FIFA 21 pro Harry Hesketh announces retirement after EA ban for "mum joke"
"Don't defend me."
A prominent FIFA pro player has retired from competitive play after EA banned him for a "mum joke".
25-year-old British FIFA pro Harry Hesketh was banned for February's Europe regional qualifier event because of language he used during a Twitch broadcast on 12th December 2020 in reference to his opponent's mother.
Hesketh made the lewd comment during a livestream after he lost heavily to 14-year-old FIFA wonderkid Anders Vejrgang during an online match.

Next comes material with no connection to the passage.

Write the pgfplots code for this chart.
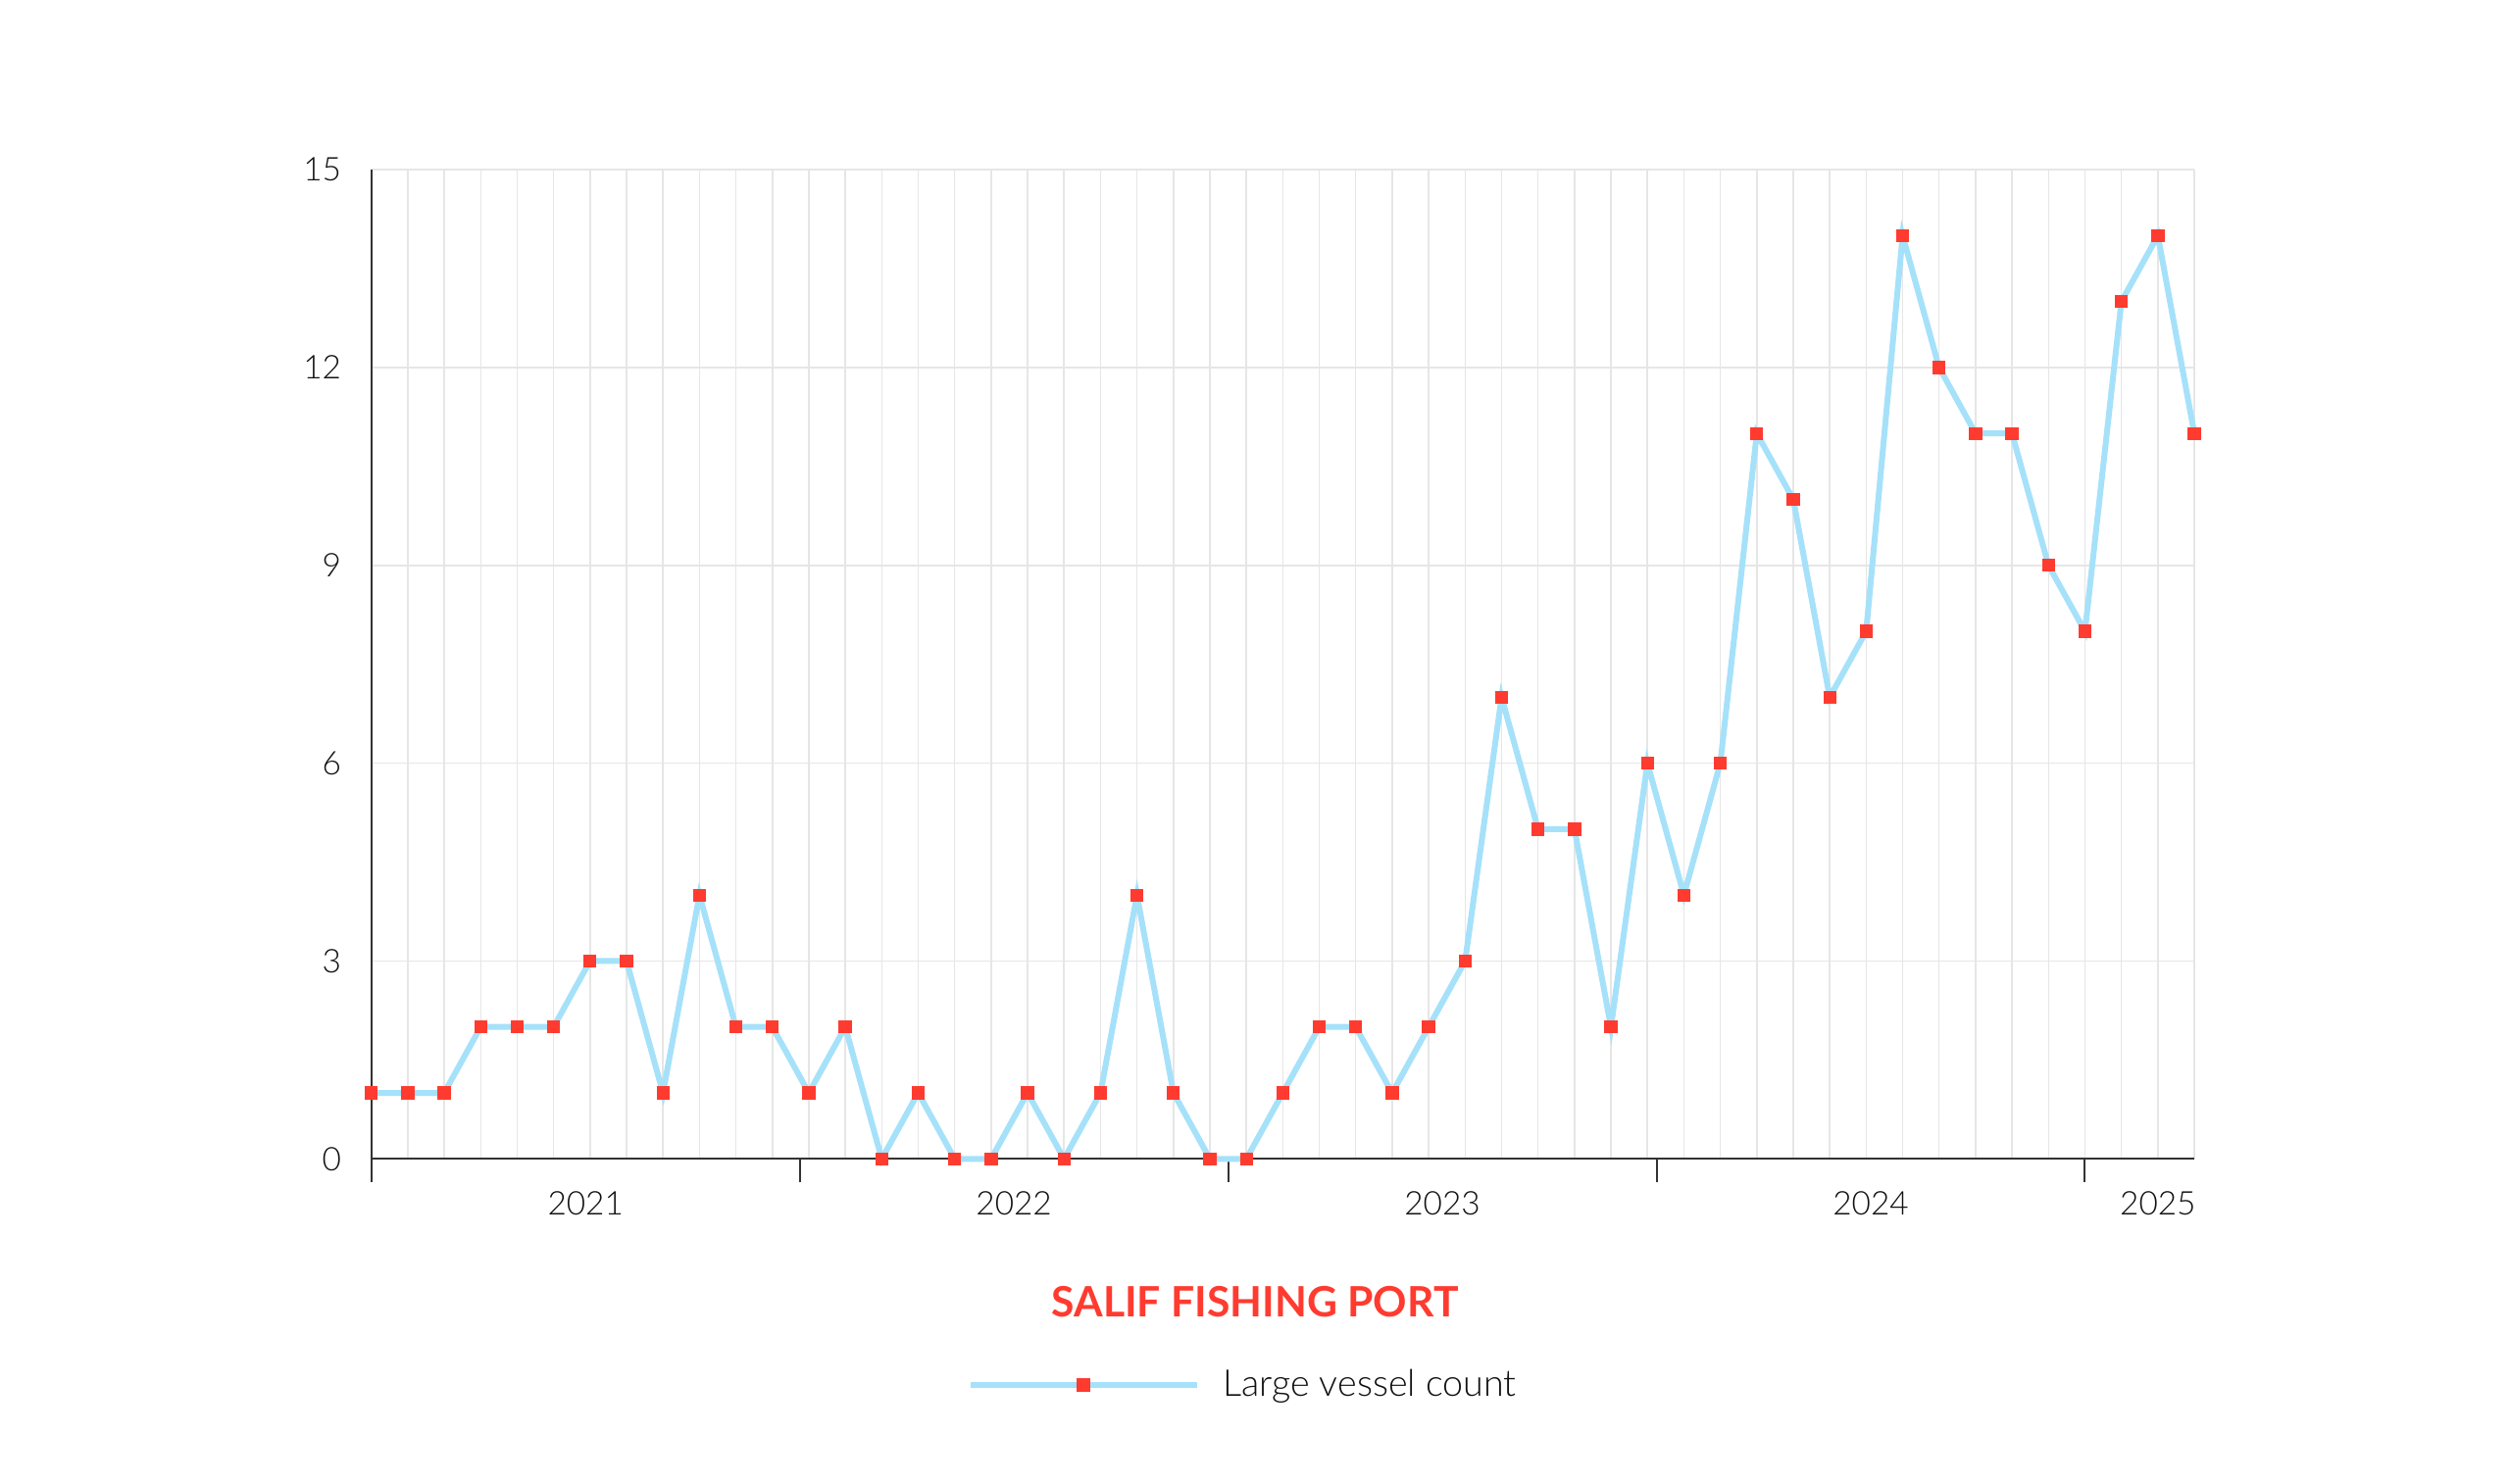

Vejrgang is considered one of, if not the best FIFA players in the world right now and is on an astonishing 450-0 run in FUT Champs - FIFA Ultimate Team's most hardcore competitive mode.
Hesketh was losing 3-0 to Vejrgang in the first half of the match when he stopped taking the game seriously, putting the controller down for long periods. Eventually, with the score 11-0 after Vejrgang had scored with his goalkeeper, Hesketh forfeited the match due to inactivity.
Hesketh has also parted ways with his esports team, Fnatic, and has said he will focus on FIFA content creation on Twitch and YouTube.
In a video discussing the ban, Hesketh apologised for what he called "one distasteful comment".
"I made one distasteful comment, right. 'His fingers might be quick, but mine are longer,' and I made a reference to his mother.
"I know a UK base is going to be like, well it's a mum joke, who hasn't made a mum joke, and try to defend me. Don't defend me. At the end of the day he's 14. It's a distasteful comment. For that I apologise directly to Anders and his mother."
In confirming the ban, EA said Hesketh had committed a FIFA 21 Global Series code of conduct violation for:
"Publishing, posting, uploading or distributing content, or organising/participating in any activity, group or guild that EA (acting reasonably and objectively) determines is inappropriate, abusive, hateful, harassing, profane, defamatory, threatening, obscene, sexually explicit, infringing, privacy-invasive, vulgar, offensive, indecent or unlawful."
However, Hesketh was found to not have incited his viewers to harass Vejrgang (Hesketh spends much of his stream and apology video calling on his fans not to abuse Vejrgang).
"The evidence showed actions were taken by the player and his team at the time to denounce the behaviour of viewers and deter them from harassing the opponent," EA said. "No action will be taken against the player for these reports."
"I am announcing my retirement from EA competitive events, effective immediately," Hesketh, who has over 700,000 subscribers on YouTube, said.
"This is the biggest risk of my life, bar none. If I'm not competing, I'm not competing for a team. I'm deleting a three-year contract... my main income."